§ GIVEN TASK:
Starting with the first line below, extract each line through the one that contains "0.85, 0.875, 0.9, 0.925, 0.95, 0.975, 1.0]", inclusive, excluding pictures.

§ DATASET EXTRACT:

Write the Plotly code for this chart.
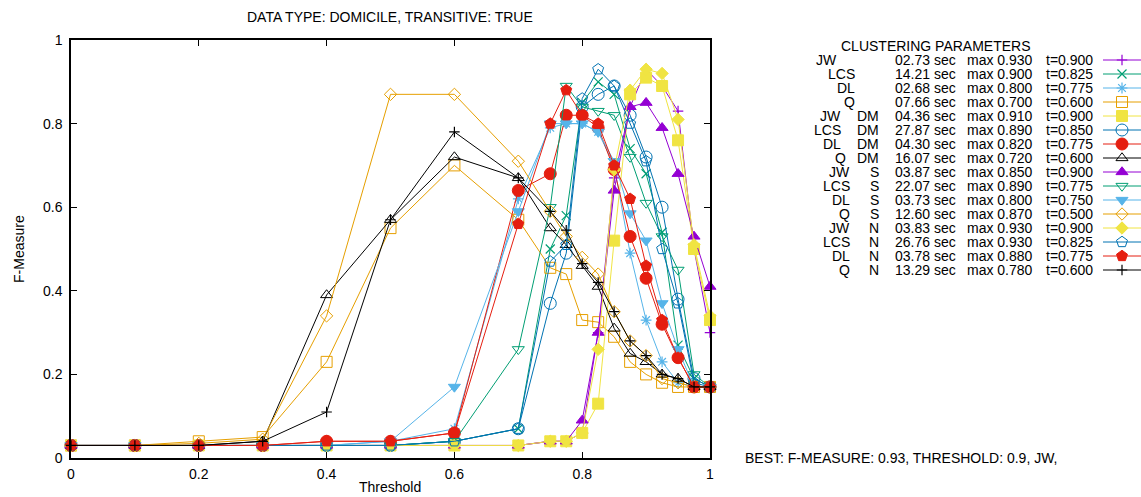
import plotly.graph_objects as go

W, H = 1141, 497

thresholds = [0, 0.1, 0.2, 0.3, 0.4, 0.5, 0.6, 0.7, 0.75, 0.775, 0.8, 0.825,
              0.85, 0.875, 0.9, 0.925, 0.95, 0.975, 1.0]

jw = [0.03, 0.03, 0.03, 0.03, 0.03, 0.03, 0.03, 0.03, 0.04, 0.04, 0.06, 0.30,
      0.67, 0.84, 0.93, 0.89, 0.83, 0.50, 0.30]
lcs = [0.03, 0.03, 0.03, 0.03, 0.03, 0.03, 0.04, 0.07, 0.50, 0.58, 0.85, 0.90,
       0.87, 0.74, 0.68, 0.54, 0.27, 0.19, 0.17]
dl = [0.03, 0.03, 0.03, 0.03, 0.03, 0.04, 0.07, 0.62, 0.79, 0.80, 0.80, 0.78,
      0.70, 0.49, 0.33, 0.23, 0.18, 0.17, 0.17]
q = [0.03, 0.03, 0.04, 0.05, 0.23, 0.55, 0.70, 0.57, 0.455, 0.44, 0.33, 0.325,
     0.29, 0.23, 0.20, 0.18, 0.17, 0.17, 0.17]
jw_dm = [0.03, 0.03, 0.03, 0.03, 0.03, 0.03, 0.03, 0.03, 0.04, 0.04, 0.06, 0.13,
         0.52, 0.87, 0.91, 0.89, 0.76, 0.50, 0.33]
lcs_dm = [0.03, 0.03, 0.03, 0.03, 0.03, 0.03, 0.04, 0.07, 0.37, 0.49, 0.84, 0.87,
          0.89, 0.82, 0.72, 0.60, 0.38, 0.19, 0.17]
dl_dm = [0.03, 0.03, 0.03, 0.03, 0.04, 0.04, 0.06, 0.64, 0.68, 0.82, 0.82, 0.79,
         0.69, 0.53, 0.43, 0.32, 0.24, 0.17, 0.17]
q_dm = [0.03, 0.03, 0.03, 0.04, 0.39, 0.57, 0.72, 0.67, 0.55, 0.51, 0.46, 0.41,
        0.31, 0.25, 0.23, 0.20, 0.19, 0.17, 0.17]
jw_s = [0.03, 0.03, 0.03, 0.03, 0.03, 0.03, 0.03, 0.03, 0.04, 0.04, 0.09, 0.30,
        0.64, 0.84, 0.85, 0.79, 0.68, 0.53, 0.41]
lcs_s = [0.03, 0.03, 0.03, 0.03, 0.03, 0.03, 0.04, 0.26, 0.60, 0.89, 0.84, 0.83,
         0.82, 0.72, 0.61, 0.53, 0.45, 0.20, 0.17]
dl_s = [0.03, 0.03, 0.03, 0.03, 0.03, 0.04, 0.17, 0.59, 0.80, 0.80, 0.80, 0.78,
        0.71, 0.585, 0.52, 0.37, 0.26, 0.17, 0.17]
q_s = [0.03, 0.03, 0.035, 0.045, 0.34, 0.87, 0.87, 0.71, 0.59, 0.53, 0.48, 0.44,
       0.35, 0.28, 0.245, 0.19, 0.18, 0.17, 0.17]
jw_n = [0.03, 0.03, 0.03, 0.03, 0.03, 0.03, 0.03, 0.03, 0.04, 0.04, 0.06, 0.26,
        0.69, 0.88, 0.93, 0.92, 0.81, 0.51, 0.34]
lcs_n = [0.03, 0.03, 0.03, 0.03, 0.03, 0.03, 0.04, 0.07, 0.47, 0.51, 0.86, 0.93,
         0.89, 0.80, 0.71, 0.50, 0.37, 0.18, 0.17]
dl_n = [0.03, 0.03, 0.03, 0.03, 0.04, 0.04, 0.06, 0.56, 0.80, 0.88, 0.82, 0.80,
        0.70, 0.62, 0.46, 0.33, 0.24, 0.17, 0.17]
q_n = [0.03, 0.03, 0.03, 0.04, 0.11, 0.57, 0.78, 0.67, 0.59, 0.545, 0.465, 0.42,
       0.35, 0.28, 0.245, 0.20, 0.19, 0.17, 0.17]

series_values = [jw, lcs, dl, q, jw_dm, lcs_dm, dl_dm, q_dm,
                 jw_s, lcs_s, dl_s, q_s, jw_n, lcs_n, dl_n, q_n]
names = ["JW", "LCS", "DL", "Q"] * 4
suffixes = [""] * 4 + ["DM"] * 4 + ["S"] * 4 + ["N"] * 4
times = ["02.73 sec", "14.21 sec", "02.68 sec", "07.66 sec",
         "04.36 sec", "27.87 sec", "04.30 sec", "16.07 sec",
         "03.87 sec", "22.07 sec", "03.73 sec", "12.60 sec",
         "03.83 sec", "26.76 sec", "03.78 sec", "13.29 sec"]
maxes = ["max 0.930", "max 0.900", "max 0.800", "max 0.700",
         "max 0.910", "max 0.890", "max 0.820", "max 0.720",
         "max 0.850", "max 0.890", "max 0.800", "max 0.870",
         "max 0.930", "max 0.930", "max 0.880", "max 0.780"]
tvals = ["t=0.900", "t=0.825", "t=0.775", "t=0.600",
         "t=0.900", "t=0.850", "t=0.775", "t=0.600",
         "t=0.900", "t=0.775", "t=0.750", "t=0.500",
         "t=0.900", "t=0.825", "t=0.775", "t=0.600"]

title_text = "DATA TYPE: DOMICILE, TRANSITIVE: TRUE"
best_text = "BEST: F-MEASURE: 0.93, THRESHOLD: 0.9, JW,"
x_ticks = [0, 0.2, 0.4, 0.6, 0.8, 1.0]
x_ticktext = ["0", "0.2", "0.4", "0.6", "0.8", "1"]
y_ticks = [0, 0.2, 0.4, 0.6, 0.8, 1.0]
y_ticktext = ["0", "0.2", "0.4", "0.6", "0.8", "1"]

# ---- styles ----
palette = ["#9400d3", "#009e73", "#56b4e9", "#e69f00",
           "#f0e442", "#0072b2", "#e51e10", "#000000"]
symbols = ["cross-thin", "x-thin", "asterisk", "square-open", "square",
           "circle-open", "circle", "triangle-up-open", "triangle-up",
           "triangle-down-open", "triangle-down", "diamond-open", "diamond",
           "pentagon-open", "pentagon", "cross-thin"]
sizes = {"cross-thin": 7.5, "x-thin": 9, "asterisk": 9, "square-open": 11,
         "square": 11, "circle-open": 12, "circle": 12,
         "triangle-up-open": 10.5, "triangle-up": 10.5,
         "triangle-down-open": 10.5, "triangle-down": 10.5,
         "diamond-open": 9.5, "diamond": 9.5, "pentagon-open": 11.5,
         "pentagon": 11.5}

FONT = "Liberation Sans, Arial, Helvetica, sans-serif"
FS = 14


def px(x):
    return x / W


def py(y):
    return 1 - y / H


fig = go.Figure()

for i, vals in enumerate(series_values):
    col = palette[i % 8]
    sym = symbols[i]
    thin = sym in ("cross-thin", "x-thin", "asterisk")
    fig.add_trace(go.Scatter(
        x=thresholds, y=vals, mode="lines+markers",
        line=dict(color=col, width=1),
        marker=dict(symbol=sym, size=sizes[sym], color=col,
                    line=dict(color=col, width=1.2 if thin else 1)),
        cliponaxis=False, showlegend=False, xaxis="x", yaxis="y"))

# legend samples on a separate hidden axis
n = len(series_values)
for i in range(n):
    col = palette[i % 8]
    sym = symbols[i]
    thin = sym in ("cross-thin", "x-thin", "asterisk")
    fig.add_trace(go.Scatter(
        x=[0, 1], y=[i, i], mode="lines", line=dict(color=col, width=1),
        showlegend=False, xaxis="x2", yaxis="y2", cliponaxis=False))
    fig.add_trace(go.Scatter(
        x=[0.5], y=[i], mode="markers",
        marker=dict(symbol=sym, size=sizes[sym], color=col,
                    line=dict(color=col, width=1.2 if thin else 1)),
        showlegend=False, xaxis="x2", yaxis="y2", cliponaxis=False))

ann = []
ann.append(dict(text=title_text, x=px(390), y=py(17), xref="paper", yref="paper",
                xanchor="center", yanchor="middle", showarrow=False))
ann.append(dict(text="Threshold", x=px(390), y=py(497), xref="paper", yref="paper",
                xanchor="center", yanchor="bottom", showarrow=False))
ann.append(dict(text="F-Measure", x=px(19), y=py(249), xref="paper", yref="paper",
                xanchor="center", yanchor="middle", textangle=-90, showarrow=False))
ann.append(dict(text=best_text, x=px(743), y=py(458), xref="paper", yref="paper",
                xanchor="left", yanchor="middle", showarrow=False))
ann.append(dict(text="CLUSTERING PARAMETERS", x=px(936), y=py(46), xref="paper",
                yref="paper", xanchor="center", yanchor="middle", showarrow=False))

row0, dy = 60, 14
for i in range(n):
    yy = py(row0 + dy * i)
    suf = suffixes[i]
    if suf == "":
        name_r = 839 if names[i] == "JW" else 857
    elif suf == "DM":
        name_r = 848 if names[i] == "Q" else 843
    else:
        name_r = 852
    ann.append(dict(text=names[i], x=px(name_r), y=yy, xref="paper", yref="paper",
                    xanchor="right", yanchor="middle", showarrow=False))
    if suf:
        ann.append(dict(text=suf, x=px(881), y=yy, xref="paper", yref="paper",
                        xanchor="right", yanchor="middle", showarrow=False))
    ann.append(dict(text=times[i], x=px(958), y=yy, xref="paper", yref="paper",
                    xanchor="right", yanchor="middle", showarrow=False))
    ann.append(dict(text=maxes[i], x=px(1035), y=yy, xref="paper", yref="paper",
                    xanchor="right", yanchor="middle", showarrow=False))
    ann.append(dict(text=tvals[i], x=px(1095), y=yy, xref="paper", yref="paper",
                    xanchor="right", yanchor="middle", showarrow=False))

axis_common = dict(showgrid=False, zeroline=False, showline=True, linecolor="#000",
                   linewidth=1.5, mirror="ticks", ticks="inside", ticklen=6,
                   tickcolor="#000", tickwidth=1, automargin=False,
                   tickfont=dict(family=FONT, size=FS, color="#000"))

fig.update_layout(
    width=W, height=H,
    margin=dict(l=0, r=0, t=0, b=0),
    paper_bgcolor="white", plot_bgcolor="white",
    font=dict(family=FONT, size=FS, color="#000"),
    showlegend=False,
    xaxis=dict(domain=[px(71), px(710)], range=[0, 1], tickmode="array",
               tickvals=x_ticks, ticktext=x_ticktext, anchor="y",
               ticklabelstandoff=2, **axis_common),
    yaxis=dict(domain=[py(458), py(40)], range=[0, 1], tickmode="array",
               tickvals=y_ticks, ticktext=y_ticktext, anchor="x",
               ticklabelstandoff=4, **axis_common),
    xaxis2=dict(domain=[px(1103), px(1141)], range=[0, 1], visible=False,
                anchor="y2", fixedrange=True),
    yaxis2=dict(domain=[py(53 + dy * n), py(53)], range=[n - 0.5, -0.5],
                visible=False, anchor="x2", fixedrange=True),
    annotations=ann,
)

fig.write_html("out.html")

§ RESULT OF THIS TASK:
Write the Plotly code for this chart.
import plotly.graph_objects as go

W, H = 1141, 497

thresholds = [0, 0.1, 0.2, 0.3, 0.4, 0.5, 0.6, 0.7, 0.75, 0.775, 0.8, 0.825,
              0.85, 0.875, 0.9, 0.925, 0.95, 0.975, 1.0]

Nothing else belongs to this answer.